The case in which the condition \(\sum x_j \neq 0\) is violated is also of independent interest, since, for example, symmetric statistics of the form \(B(x_1-\bar{x}, x_2-\bar{x}, \ldots, x_n-\bar{x})\), where \(\bar{x}=\frac1n\sum x_j\), are widely used in constructing tests with the location parameter eliminated. Sample moments, widely used in statistics, have this form in particular. Here the following holds.

Theorem 4. A polynomial statistic \(A(x_1,x_2,\ldots,x_n)\), decorrelated with a homogeneous polynomial symmetric statistic
\[ B = B(x_1-\bar{x}, x_2-\bar{x}, \ldots, x_n-\bar{x}), \]
depends only on \(\bar{x}\).

1. The possibilities of our method of investigation are not limited to the case of homogeneous statistics. It can also be applied to some nonhomogeneous, rational, and holomorphic statistics of a normal sample. We note that, in general, the theorem formulated above is not true for rational statistics.
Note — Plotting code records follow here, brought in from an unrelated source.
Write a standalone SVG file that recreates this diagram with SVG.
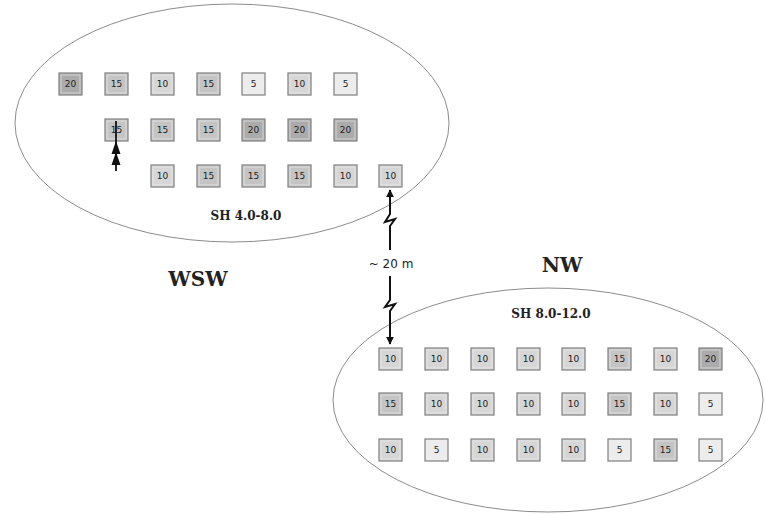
<svg xmlns="http://www.w3.org/2000/svg" width="765" height="514" viewBox="0 0 765 514">
  <style>
    .zone { fill: none; stroke: #8c8c8c; stroke-width: 1; }
    .box { stroke: #888; stroke-width: 1.3; }
    .inner { fill: none; stroke: #f0f0f0; stroke-width: 1; opacity: 0.6; }
    .v20 { fill: #ababab; }
    .v15 { fill: #c4c4c4; }
    .v10 { fill: #d6d6d6; }
    .v5 { fill: #ececec; }
    .num { font-family: "DejaVu Sans", sans-serif; font-size: 9px; fill: #222; text-anchor: middle; }
    .zlabel { font-family: "DejaVu Serif", serif; font-weight: bold; font-size: 12px; fill: #222; text-anchor: middle; }
    .dir { font-family: "DejaVu Serif", serif; font-weight: bold; font-size: 20px; fill: #222; text-anchor: middle; }
    .dist { font-family: "DejaVu Sans", sans-serif; font-size: 12px; fill: #222; text-anchor: middle; }
    .link { fill: none; stroke: #111; stroke-width: 2; }
    .tip { fill: #111; }
  </style>
  <defs>
    <marker id="head" viewBox="0 0 10 10" refX="9" refY="5" markerWidth="4" markerHeight="4" orient="auto">
      <path d="M0,0 L10,5 L0,10 z" fill="#111"/>
    </marker>
    <g id="tile">
      <rect class="inner" x="2" y="2" width="19" height="18"/>
    </g>
  </defs>
  <rect width="765" height="514" fill="#fff"/>

  <!-- sampling zones -->
  <g id="zone-wsw">
    <ellipse class="zone" cx="232" cy="123" rx="217" ry="119"/>
    <text class="zlabel" x="246" y="220">SH 4.0-8.0</text>
  </g>
  <g id="zone-nw">
    <ellipse class="zone" cx="548" cy="400" rx="215" ry="112"/>
    <text class="zlabel" x="551" y="318">SH 8.0-12.0</text>
  </g>
  <g id="label-wsw"><text class="dir" x="198" y="286">WSW</text></g>
  <g id="label-nw"><text class="dir" x="562" y="272">NW</text></g>

  <!-- upper zone plots -->
  <g id="u1-1"><rect class="box v20" x="59" y="73" width="23" height="22"/><use href="#tile" x="59" y="73"/><text class="num" x="70.5" y="87">20</text></g>
  <g id="u1-2"><rect class="box v15" x="105" y="73" width="23" height="22"/><use href="#tile" x="105" y="73"/><text class="num" x="116.5" y="87">15</text></g>
  <g id="u1-3"><rect class="box v10" x="151" y="73" width="23" height="22"/><use href="#tile" x="151" y="73"/><text class="num" x="162.5" y="87">10</text></g>
  <g id="u1-4"><rect class="box v15" x="197" y="73" width="23" height="22"/><use href="#tile" x="197" y="73"/><text class="num" x="208.5" y="87">15</text></g>
  <g id="u1-5"><rect class="box v5" x="242" y="73" width="23" height="22"/><use href="#tile" x="242" y="73"/><text class="num" x="253.5" y="87">5</text></g>
  <g id="u1-6"><rect class="box v10" x="288" y="73" width="23" height="22"/><use href="#tile" x="288" y="73"/><text class="num" x="299.5" y="87">10</text></g>
  <g id="u1-7"><rect class="box v5" x="334" y="73" width="23" height="22"/><use href="#tile" x="334" y="73"/><text class="num" x="345.5" y="87">5</text></g>

  <g id="u2-1"><rect class="box v15" x="105" y="119" width="23" height="22"/><use href="#tile" x="105" y="119"/><text class="num" x="116.5" y="133">15</text></g>
  <g id="u2-2"><rect class="box v15" x="151" y="119" width="23" height="22"/><use href="#tile" x="151" y="119"/><text class="num" x="162.5" y="133">15</text></g>
  <g id="u2-3"><rect class="box v15" x="197" y="119" width="23" height="22"/><use href="#tile" x="197" y="119"/><text class="num" x="208.5" y="133">15</text></g>
  <g id="u2-4"><rect class="box v20" x="242" y="119" width="23" height="22"/><use href="#tile" x="242" y="119"/><text class="num" x="253.5" y="133">20</text></g>
  <g id="u2-5"><rect class="box v20" x="288" y="119" width="23" height="22"/><use href="#tile" x="288" y="119"/><text class="num" x="299.5" y="133">20</text></g>
  <g id="u2-6"><rect class="box v20" x="334" y="119" width="23" height="22"/><use href="#tile" x="334" y="119"/><text class="num" x="345.5" y="133">20</text></g>

  <g id="u3-1"><rect class="box v10" x="151" y="165" width="23" height="22"/><use href="#tile" x="151" y="165"/><text class="num" x="162.5" y="179">10</text></g>
  <g id="u3-2"><rect class="box v15" x="197" y="165" width="23" height="22"/><use href="#tile" x="197" y="165"/><text class="num" x="208.5" y="179">15</text></g>
  <g id="u3-3"><rect class="box v15" x="242" y="165" width="23" height="22"/><use href="#tile" x="242" y="165"/><text class="num" x="253.5" y="179">15</text></g>
  <g id="u3-4"><rect class="box v15" x="288" y="165" width="23" height="22"/><use href="#tile" x="288" y="165"/><text class="num" x="299.5" y="179">15</text></g>
  <g id="u3-5"><rect class="box v10" x="334" y="165" width="23" height="22"/><use href="#tile" x="334" y="165"/><text class="num" x="345.5" y="179">10</text></g>
  <g id="u3-6"><rect class="box v10" x="379" y="165" width="23" height="22"/><use href="#tile" x="379" y="165"/><text class="num" x="390.5" y="179">10</text></g>

  <!-- lower zone plots -->
  <g id="l1-1"><rect class="box v10" x="379" y="348" width="23" height="22"/><use href="#tile" x="379" y="348"/><text class="num" x="390.5" y="362">10</text></g>
  <g id="l1-2"><rect class="box v10" x="425" y="348" width="23" height="22"/><use href="#tile" x="425" y="348"/><text class="num" x="436.5" y="362">10</text></g>
  <g id="l1-3"><rect class="box v10" x="471" y="348" width="23" height="22"/><use href="#tile" x="471" y="348"/><text class="num" x="482.5" y="362">10</text></g>
  <g id="l1-4"><rect class="box v10" x="517" y="348" width="23" height="22"/><use href="#tile" x="517" y="348"/><text class="num" x="528.5" y="362">10</text></g>
  <g id="l1-5"><rect class="box v10" x="562" y="348" width="23" height="22"/><use href="#tile" x="562" y="348"/><text class="num" x="573.5" y="362">10</text></g>
  <g id="l1-6"><rect class="box v15" x="608" y="348" width="23" height="22"/><use href="#tile" x="608" y="348"/><text class="num" x="619.5" y="362">15</text></g>
  <g id="l1-7"><rect class="box v10" x="654" y="348" width="23" height="22"/><use href="#tile" x="654" y="348"/><text class="num" x="665.5" y="362">10</text></g>
  <g id="l1-8"><rect class="box v20" x="699" y="348" width="23" height="22"/><use href="#tile" x="699" y="348"/><text class="num" x="710.5" y="362">20</text></g>

  <g id="l2-1"><rect class="box v15" x="379" y="393" width="23" height="22"/><use href="#tile" x="379" y="393"/><text class="num" x="390.5" y="407">15</text></g>
  <g id="l2-2"><rect class="box v10" x="425" y="393" width="23" height="22"/><use href="#tile" x="425" y="393"/><text class="num" x="436.5" y="407">10</text></g>
  <g id="l2-3"><rect class="box v10" x="471" y="393" width="23" height="22"/><use href="#tile" x="471" y="393"/><text class="num" x="482.5" y="407">10</text></g>
  <g id="l2-4"><rect class="box v10" x="517" y="393" width="23" height="22"/><use href="#tile" x="517" y="393"/><text class="num" x="528.5" y="407">10</text></g>
  <g id="l2-5"><rect class="box v10" x="562" y="393" width="23" height="22"/><use href="#tile" x="562" y="393"/><text class="num" x="573.5" y="407">10</text></g>
  <g id="l2-6"><rect class="box v15" x="608" y="393" width="23" height="22"/><use href="#tile" x="608" y="393"/><text class="num" x="619.5" y="407">15</text></g>
  <g id="l2-7"><rect class="box v10" x="654" y="393" width="23" height="22"/><use href="#tile" x="654" y="393"/><text class="num" x="665.5" y="407">10</text></g>
  <g id="l2-8"><rect class="box v5" x="699" y="393" width="23" height="22"/><use href="#tile" x="699" y="393"/><text class="num" x="710.5" y="407">5</text></g>

  <g id="l3-1"><rect class="box v10" x="379" y="439" width="23" height="22"/><use href="#tile" x="379" y="439"/><text class="num" x="390.5" y="453">10</text></g>
  <g id="l3-2"><rect class="box v5" x="425" y="439" width="23" height="22"/><use href="#tile" x="425" y="439"/><text class="num" x="436.5" y="453">5</text></g>
  <g id="l3-3"><rect class="box v10" x="471" y="439" width="23" height="22"/><use href="#tile" x="471" y="439"/><text class="num" x="482.5" y="453">10</text></g>
  <g id="l3-4"><rect class="box v10" x="517" y="439" width="23" height="22"/><use href="#tile" x="517" y="439"/><text class="num" x="528.5" y="453">10</text></g>
  <g id="l3-5"><rect class="box v10" x="562" y="439" width="23" height="22"/><use href="#tile" x="562" y="439"/><text class="num" x="573.5" y="453">10</text></g>
  <g id="l3-6"><rect class="box v5" x="608" y="439" width="23" height="22"/><use href="#tile" x="608" y="439"/><text class="num" x="619.5" y="453">5</text></g>
  <g id="l3-7"><rect class="box v15" x="654" y="439" width="23" height="22"/><use href="#tile" x="654" y="439"/><text class="num" x="665.5" y="453">15</text></g>
  <g id="l3-8"><rect class="box v5" x="699" y="439" width="23" height="22"/><use href="#tile" x="699" y="439"/><text class="num" x="710.5" y="453">5</text></g>

  <!-- connectors -->
  <g id="connectors">
    <path class="link" d="M390,250 V226 L395,219 L385,222 L390,214 V190" marker-end="url(#head)"/>
    <path class="link" d="M390,276 V300 L385,307 L395,304 L390,311 V344" marker-end="url(#head)"/>
    <text class="dist" x="391" y="268">~ 20 m</text>
    <!-- stacked double head on the short pointer -->
    <path class="link" d="M116,171 V121" style="stroke-width:1.8"/>
    <path class="tip" d="M111.5,154 L116,141 L120.5,154 z"/>
    <path class="tip" d="M111.5,165 L116,152 L120.5,165 z"/>
  </g>
</svg>
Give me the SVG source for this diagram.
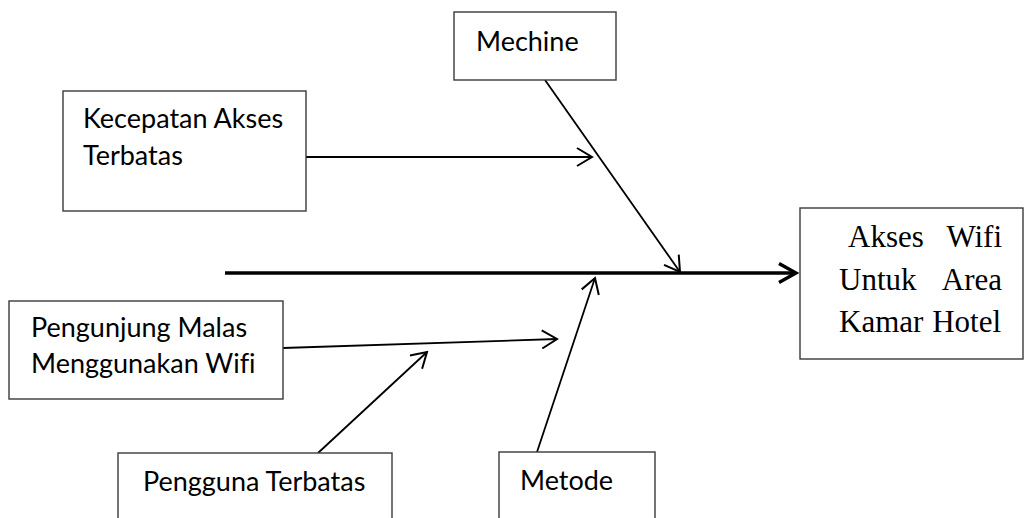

In conclusion, let us make a remark about samples from non-Gaussian populations and their polynomial statistics. If the random variable \(y\) can be obtained from a normal variable \(x\) by means of a “sufficiently good” transformation \(y=G(x)\), then in this case too our method is applicable. In doing so it also yields some results on the problem of characterizing distributions by properties of statistics.

Received
3 VII 1967

REFERENCES

1. Yu. V. Linnik, Independently and Equally Distributed Statistics and some Statistical and Analytical Problems Connected with them, Mimeographed Notes, Calcutta, 1954.
2. A. A. Zinger, Yu. V. Linnik, Probability Theory and Its Applications, vol. 3, 547 (1964).
3. B. L. Van der Waerden, Einführung in die algebraische Geometrie, Berlin, 1939.

* It follows from this that, in an understandable sense, almost all such statistics are decomposable.